The Wailing of the 1 Percent and Its Defenders

Harry Binswanger wrote a post over at Forbes that lit up the internet yesterday. In it, he claims that really it is the 99 percent, that should give back to the 1 percent, from whose teet we apparently all suckle. Needless to say, the argument that unfolds is a total train wreck.

Binswanger’s theory is, like Greg Mankiw’s, a kind of desert theory. Desert theory, broadly speaking, claims that individuals are owed compensation equal to what they produce. Like Mankiw before him, Binswanger hasn’t the slightest idea what it would actually mean to operate an economic system on that basis.

The Problem With Intellectual Property 

Binswanger’s modern archetype of a brilliant one-percenter is Steve Jobs, whose earnings are actually a wonderful example of deep problems in desert theory. Jobs made most of his fortune off of a government welfare program called copyright (and patents). Under this government welfare program, the state uses the police and the courts to prevent people from making copies of certain things. The goal of this state intervention is to create copying monopolies in order to allow copyright holders to capture monopoly rents from consumers. The theory is that creating these government-issued monopolies incentivizes certain kinds of creative production.

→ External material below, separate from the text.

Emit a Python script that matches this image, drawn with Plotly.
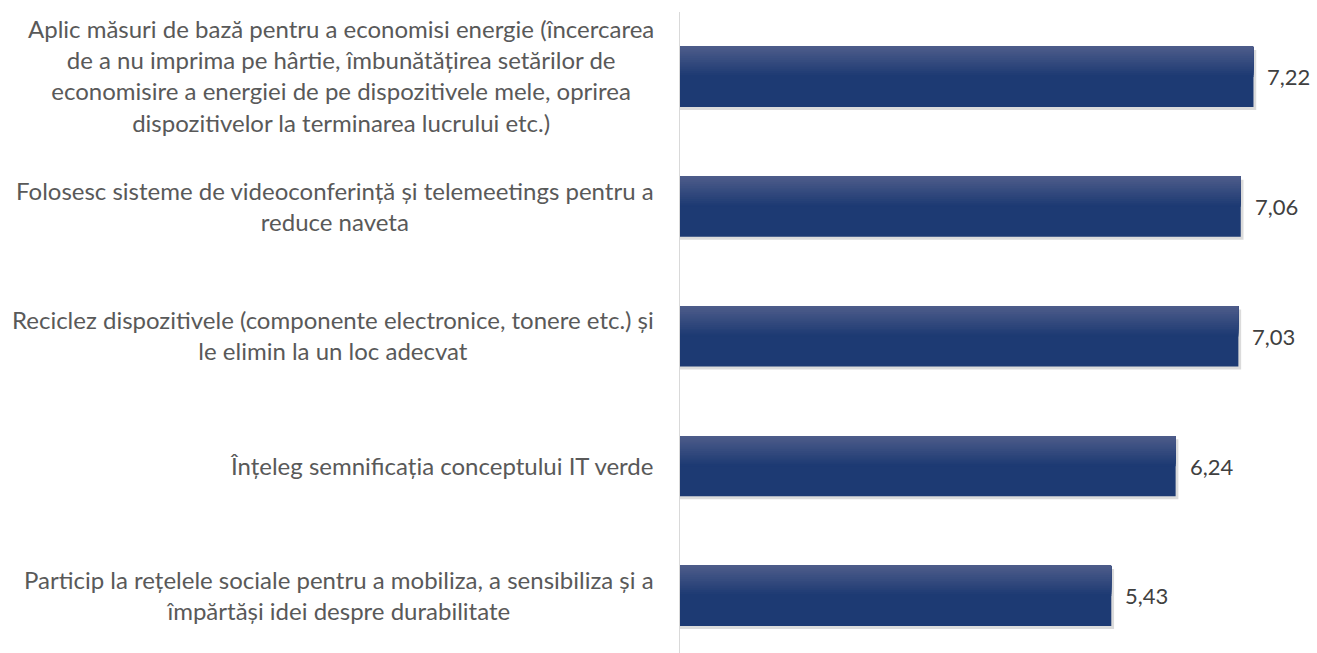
import plotly.graph_objects as go

# Survey statements (top to bottom) and their average scores
categories = [
    "Aplic măsuri de bază pentru a economisi energie (încercarea<br>de a nu imprima pe hârtie, îmbunătățirea setărilor de<br>economisire a energiei de pe dispozitivele mele, oprirea<br>dispozitivelor la terminarea lucrului etc.)",
    "Folosesc sisteme de videoconferință și telemeetings pentru a<br>reduce naveta",
    "Reciclez dispozitivele (componente electronice, tonere etc.) și<br>le elimin la un loc adecvat",
    "Înțeleg semnificația conceptului IT verde",
    "Particip la rețelele sociale pentru a mobiliza, a sensibiliza și a<br>împărtăși idei despre durabilitate",
]
scores = [7.22, 7.06, 7.03, 6.24, 5.43]

W, H = 1317, 653
LEFT, TOP = 680, 12
X_MAX = 8.02
Y_RANGE = [4.44, -0.5]
BAR_W = 0.4624
TEXT_COLOR = "#595959"
FONT = "Lato"

px_per_y = (H - TOP) / (Y_RANGE[0] - Y_RANGE[1])

fig = go.Figure()

# soft drop shadow under each bar
fig.add_trace(go.Bar(
    y=categories, x=[v + 0.035 for v in scores], orientation="h",
    width=BAR_W, offset=-BAR_W / 2 + 3 / px_per_y,
    marker=dict(color="rgba(0,0,0,0.14)", line=dict(width=0)),
    hoverinfo="skip", showlegend=False,
))

# base bar colour
fig.add_trace(go.Bar(
    y=categories, x=scores, orientation="h",
    width=BAR_W, offset=-BAR_W / 2,
    marker=dict(color="#1d3a73", line=dict(width=0)),
    showlegend=False,
))

# nested bands anchored at the top edge give a smooth top-to-bottom gradient
top_c = (76, 91, 137)
mid_c = (29, 58, 115)
steps = 16
grad_px = 30
for i in range(steps):
    t = i / (steps - 1)
    c = tuple(round(mid_c[k] + (top_c[k] - mid_c[k]) * t) for k in range(3))
    h = grad_px * (steps - i) / steps / px_per_y
    fig.add_trace(go.Bar(
        y=categories, x=scores, orientation="h",
        width=h, offset=-BAR_W / 2,
        marker=dict(color=f"rgb{c}", line=dict(width=0)),
        hoverinfo="skip", showlegend=False,
    ))

annotations = []
for cat, v in zip(categories, scores):
    annotations.append(dict(
        x=0, xref="paper", y=cat, yref="y", xanchor="right", yanchor="middle",
        xshift=-24, yshift=1, text=cat, showarrow=False, align="center",
        font=dict(family=FONT, size=24, color=TEXT_COLOR),
    ))
    annotations.append(dict(
        x=v, xref="x", y=cat, yref="y", xanchor="left", yanchor="middle",
        xshift=12, text=f"{v:.2f}".replace(".", ","), showarrow=False,
        font=dict(family=FONT, size=22, color="#404040"),
    ))

fig.update_layout(
    width=W, height=H,
    margin=dict(l=LEFT, r=0, t=TOP, b=0),
    paper_bgcolor="white", plot_bgcolor="white",
    barmode="overlay",
    xaxis=dict(range=[0, X_MAX], visible=False, showgrid=False, zeroline=False),
    yaxis=dict(
        type="category", categoryorder="array", categoryarray=categories,
        range=Y_RANGE, showticklabels=False, ticks="",
        showline=True, linecolor="#d9d9d9", linewidth=1,
        showgrid=False, zeroline=False,
    ),
    annotations=annotations,
    font=dict(family=FONT, color=TEXT_COLOR),
)

fig.write_html("out.html")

In addition to violating the usual slate of libertarian prohibitions on state action, copyright—or more specifically the problem it seeks to solve—presents serious challenges to desert theory. A desert theory person can have two takes on copyright. The first is that it shouldn’t exist at all. If that’s your view, then most of Steve Jobs’ earnings were actually a kind of government-assisted theft. The second take is that it should exist because this soft intellectual production deserves compensation. If that’s your view, that means you admit the laissez-faire market is a total failure and cannot compensate intellectual production without government intervention.

But more importantly, that view raises a secondary question of how much copyright protection corresponds to how much you are owed. If desert theory has this tit-for-tat notion that a unit of production deserves a unit of compensation, what does that tell us about how much copyright there should be? A copyright scheme that affords copying monopolies for 20 years generates much less income for the Steve Jobses of the world than one that affords 30-year monopolies. So which one corresponds to desert? Is there any non-arbitrary way to figure that out?

Additionally, even an identical copyright regime will produce different incomes at different times. When the population of consumers increases, the exact same copyright law will produce higher incomes for the exact same amount of intellectual production. So how does that square with desert? Is it the case that as the population increases, we should reduce copyright protection so that the same unit of intellectual production does not end up generating more units of compensation? Intellectual property production is a desert theory disaster, making Binswanger’s use of Steve Jobs such an oddity on this topic.

We Don't Deserve Most Of Our Income

Beyond the Steve Jobs screw up, Binswanger just falls into the usual desert theory traps. For instance, he pretends the 1 percent make all their money doing high-value labor, when in fact they make a sizable chunk of it passively holding financial assets. He pretends there is such a thing as free contract and mutually beneficial transactions, when both concepts are deeply problematic, as I discussed last week. And so on.

After these usual pitfalls, Binswanger finally makes his big move, the one that is supposed to justify his view that really the 99 percent owe the 1 percent big time. Quoting Ayn Rand, Binswanger argues that the productivity of the 1 percent produces externalities that the rest of us soak up. You see, the gains from their brilliance aren’t entirely captured by them. They leak out and benefit the rest of us as well. Therefore, under a desert theory view, the increment that leaks out of the 1 percent’s brilliance onto the rest of us (the externalities) are really something we should give back to them, the 1 percent.

What’s interesting about this big move by Binswanger is that it concedes that processes, innovations, knowledge, technology and so on prop up all incomes, even those that have nothing to do with their creation. But if we take that understanding to its logical desert theory end, it actually generates the conclusion that every single person is a massive net moocher on generations of people long dead. I did not make electricity technology, but it makes me way richer. I did not make algebra, but it makes me way richer. Same goes for calculus, physics, engineering principles, and all the rest of it. If it is the case that we are not entitled to the increment of our income that is owing to technologies and accumulated knowledge we did not ourselves create, then the majority of everyone’s income does not belong to them. It belongs to people who are dead.

So what does desert theory do about the increment of production that is the result of the intellectual labor of people who are not alive, which it so happens is probably the majority of income we generate each year? We can’t give it back because the would-be recipients are gone. Seems like the next obvious answer is to give it to everyone. Since no one person has any particular claim to it, it only seems fair that we enjoy it equally. And if that’s the case, then the 1 percent is making out like a bandit right now.